The base isolation engineering workflow in Rotorua integrates site characterisation, device specification, and peer review stages aligned with the local regulatory pathway. Every scope is tailored to the geothermal and seismic hazard map data published by GNS Science.

Site-Specific Seismic Hazard and Isolator Selection

Development of the design response spectrum from probabilistic seismic hazard assessment, selection of lead-rubber or high-damping rubber isolator properties, and nonlinear time-history verification using ground motions compatible with the Taupō Volcanic Zone source model.

Geothermal Durability and Superstructure Interface Design

Specification of isolator compounds rated for continuous exposure to 60–80°C, corrosion protection for steel components in acidic groundwater, and detailing of the isolation plane, moat walls, and flexible utility connections per NZS 3404.

Peer Review and Construction-Phase Monitoring

Independent technical review to satisfy council consenting requirements under the Building Act, plus periodic prototype testing witness, isolator installation verification, and long-term monitoring system design for post-occupancy performance tracking.

Questions and answers

How much does base isolation seismic design cost for a commercial project in Rotorua?

For a medium-scale commercial building in Rotorua, the full engineering package — covering seismic hazard analysis, isolator specification, structural interface design, and peer review documentation — typically falls between NZ$5,980 and NZ$12,810. The final figure depends on the number of isolators, the complexity of the geothermal durability provisions, and whether nonlinear time-history analysis is required by the consenting authority.

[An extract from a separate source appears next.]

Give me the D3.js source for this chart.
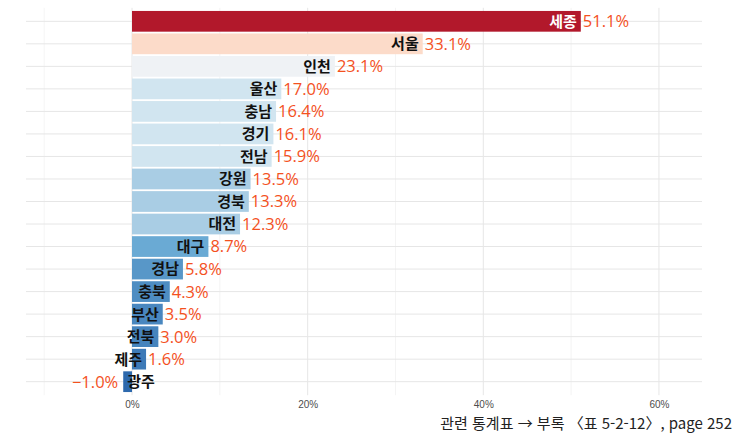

Which New Zealand standards govern base isolation design?

NZS 3404 governs the steel connection design at the isolator interface, while NZS 4203 and NZS 1170.5 define the seismic actions and loading combinations. The NZGS foundation design modules provide specific guidance for construction on volcanic and geothermal terrain. International references such as ASCE 7 are often used as comparative benchmarks during peer review.

How does Rotorua’s geothermal ground affect isolation bearings?

Elevated ground temperatures accelerate elastomer stiffening and can promote corrosion in lead cores and steel reinforcing plates. The design must specify high-temperature compound formulations and, in aggressive groundwater conditions, include impermeable liners or ventilated isolator pits to prevent direct contact with acidic hydrothermal fluids.

Does base isolation eliminate the need for deep foundations in poor ground?

Not necessarily, but it can simplify the foundation solution. On compressible hydrothermal clays, a rigid base slab above the weak layer with isolators placed on shallow pads often avoids the cost and thermal degradation risk of deep piling. Site-specific geotechnical investigation determines whether this approach is viable.